TSU official pens letter to 'racist' U Alabama after dean's resignation
Now, an administrator at Tennessee State University is pointing to Alabama as “being a historically racist institution” as explanation for the African American dean’s resignation.
The University of Alabama’s newly appointed dean of students resigned Thursday after old tweets surfaced expressing disdain for the American flag and the police.
A Tennessee State University official accused the University of Alabama of systemic racism and being on the “wrong side of history” after a UA dean resigned on Thursday amid controversy surrounding his old tweets.
Assistant vice president and dean of students at UA Jamie Riley resigned Thursday after Breitbart News published several of his tweets from 2016 and 2017 in a Wednesday article. The tweets expressed disdain for the American flag, the opinions of “white people” regarding racism, and American law enforcement officers.
After news of the African American dean’s resignation broke, Tennessee State University Men’s Initiative Program Coordinator GeColby J. Youngblood penned an open letter to UA officials, alleging that Riley’s resignation was the result of “the University of Alabama, again, being a historically racist institution, to the detriment of a Black person.”
Youngblood noted that he was considering attending UA to obtain his Ph.D., partially motivated by the fact that Riley was serving as the Dean of Students, but that he would no longer be open to the possibility of attending the “hubris space.”
Youngblood questioned how “an ultra-conservative, unaffiliated...political group," presumably Breitbart, was able to obtain “access to communicate with the University” regarding Riley, as well as whether or not the university was sincerely “committed to diversity, inclusion, and equity in University leadership.”

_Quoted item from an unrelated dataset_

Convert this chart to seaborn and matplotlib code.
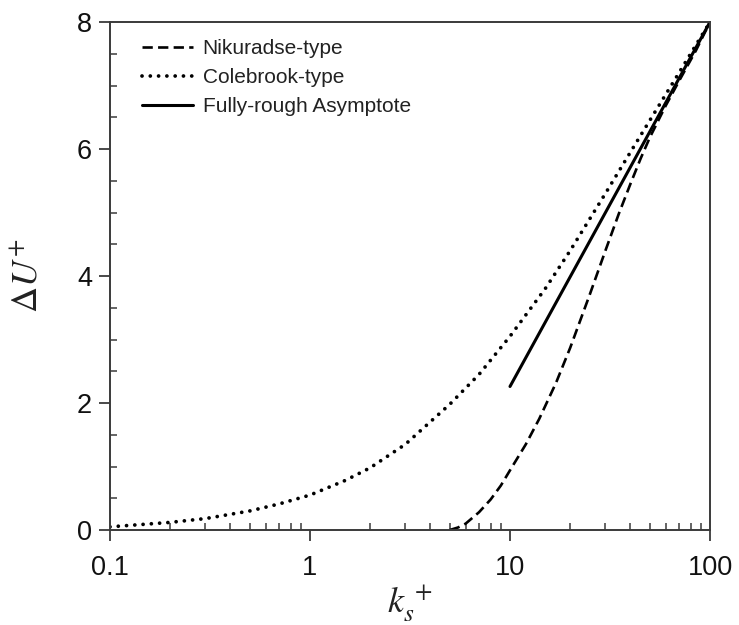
import matplotlib
matplotlib.use("Agg")
import matplotlib.pyplot as plt
import seaborn as sns
import pandas as pd
from matplotlib.ticker import FixedLocator, NullFormatter, MultipleLocator, LogLocator

# Data
colebrook_ks = [0.1, 0.2, 0.3, 0.5, 0.7, 1, 1.5, 2, 3, 5, 7, 10, 15, 20, 30, 40, 50, 70, 100]
colebrook_du = [0.05, 0.12, 0.18, 0.30, 0.41, 0.55, 0.78, 0.98, 1.35, 1.98, 2.45, 3.05, 3.80, 4.40, 5.30, 5.95, 6.45, 7.20, 8.00]

nikuradse_ks = [5, 5.5, 6, 7, 8, 9, 10, 12, 14, 17, 20, 25, 30, 35, 40, 45, 50, 60, 70, 85, 100]
nikuradse_du = [0.0, 0.04, 0.10, 0.28, 0.48, 0.70, 0.94, 1.35, 1.75, 2.32, 2.87, 3.70, 4.40, 4.98, 5.45, 5.85, 6.18, 6.68, 7.07, 7.55, 8.00]

asymptote_ks = [10, 100]
asymptote_du = [2.26, 8.00]

labels = ["Nikuradse-type", "Colebrook-type", "Fully-rough Asymptote"]

df_n = pd.DataFrame({"ks": nikuradse_ks, "du": nikuradse_du})
df_c = pd.DataFrame({"ks": colebrook_ks, "du": colebrook_du})
df_a = pd.DataFrame({"ks": asymptote_ks, "du": asymptote_du})

sns.set_theme(style="ticks")
plt.rcParams["font.family"] = ["Liberation Sans", "DejaVu Sans"]
plt.rcParams["mathtext.fontset"] = "stix"

fig = plt.figure(figsize=(7.39, 6.25), dpi=100)
ax = fig.add_axes([110/739, 1-530/625, 600/739, 508/625])

sns.lineplot(data=df_n, x="ks", y="du", ax=ax, color="black", lw=1.9,
             label=labels[0], sort=False)
ax.lines[-1].set_dashes((3.9, 2.0))
sns.lineplot(data=df_c, x="ks", y="du", ax=ax, color="black", lw=2.7,
             label=labels[1], sort=False)
ax.lines[-1].set_dashes((0.01, 2.2))
ax.lines[-1].set_dash_capstyle("round")
sns.lineplot(data=df_a, x="ks", y="du", ax=ax, color="black", lw=2.2,
             label=labels[2], sort=False)

ax.set_xscale("log")
ax.set_xlim(0.1, 100)
ax.set_ylim(0, 8)

ax.xaxis.set_major_locator(FixedLocator([0.1, 1, 10, 100]))
ax.set_xticklabels(["0.1", "1", "10", "100"])
ax.xaxis.set_minor_locator(LogLocator(base=10, subs=range(2, 10)))
ax.xaxis.set_minor_formatter(NullFormatter())
ax.yaxis.set_major_locator(MultipleLocator(2))
ax.yaxis.set_minor_locator(MultipleLocator(0.5))

spine_col = "#3a3a3a"
for s in ax.spines.values():
    s.set_visible(True)
    s.set_linewidth(1.4)
    s.set_color(spine_col)

ax.tick_params(axis="both", which="major", direction="out", length=8, width=1.3,
               color=spine_col, labelsize=19.5, labelcolor="#111111", pad=5)
ax.tick_params(axis="both", which="minor", direction="in", length=5, width=1.1,
               color=spine_col)
ax.tick_params(axis="x", which="major", pad=10)

ax.set_xlabel(r"$k_s^{\,+}$", fontsize=26, color="#222222")
ax.set_ylabel(r"$\Delta U^{+}$", fontsize=26, color="#222222")
ax.xaxis.set_label_coords(0.5, -0.105)
ax.yaxis.set_label_coords(-0.108, 0.5)

leg = ax.legend(loc="upper left", frameon=False, fontsize=15, handlelength=2.45,
                handletextpad=0.45, labelspacing=0.48, borderaxespad=0.0,
                bbox_to_anchor=(0.04, 0.983))
for t in leg.get_texts():
    t.set_color("#222222")

fig.savefig("out.png", dpi=100, facecolor="white")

The Tennessee State official invoked historic images of the University of Alabama during the Civil Rights era, as well as the state’s overall history with racism, including the arrest of Rosa Parks, and the fact that Montgomery, Ala. was once the capital of the Confederate States of America.
“Dr. Riley’s tweets helped me realize a truth: the University of Alabama is a privileged academic space idolized by a state that, arguably, owns one of the most racist histories in the world—a hubris space, that is not, and never wants to be, a space intended for me, nor other prospective scholars like me,” Youngblood wrote.
The TSU official concluded his letter by asking, “Perhaps, the University of Alabama is where ‘Legends Are Made’—but must it always develop greatness from the wrong side of history?”
Campus Reform reached out to Youngblood and the University of Alabama for comment, but did not receive a response in time for publication.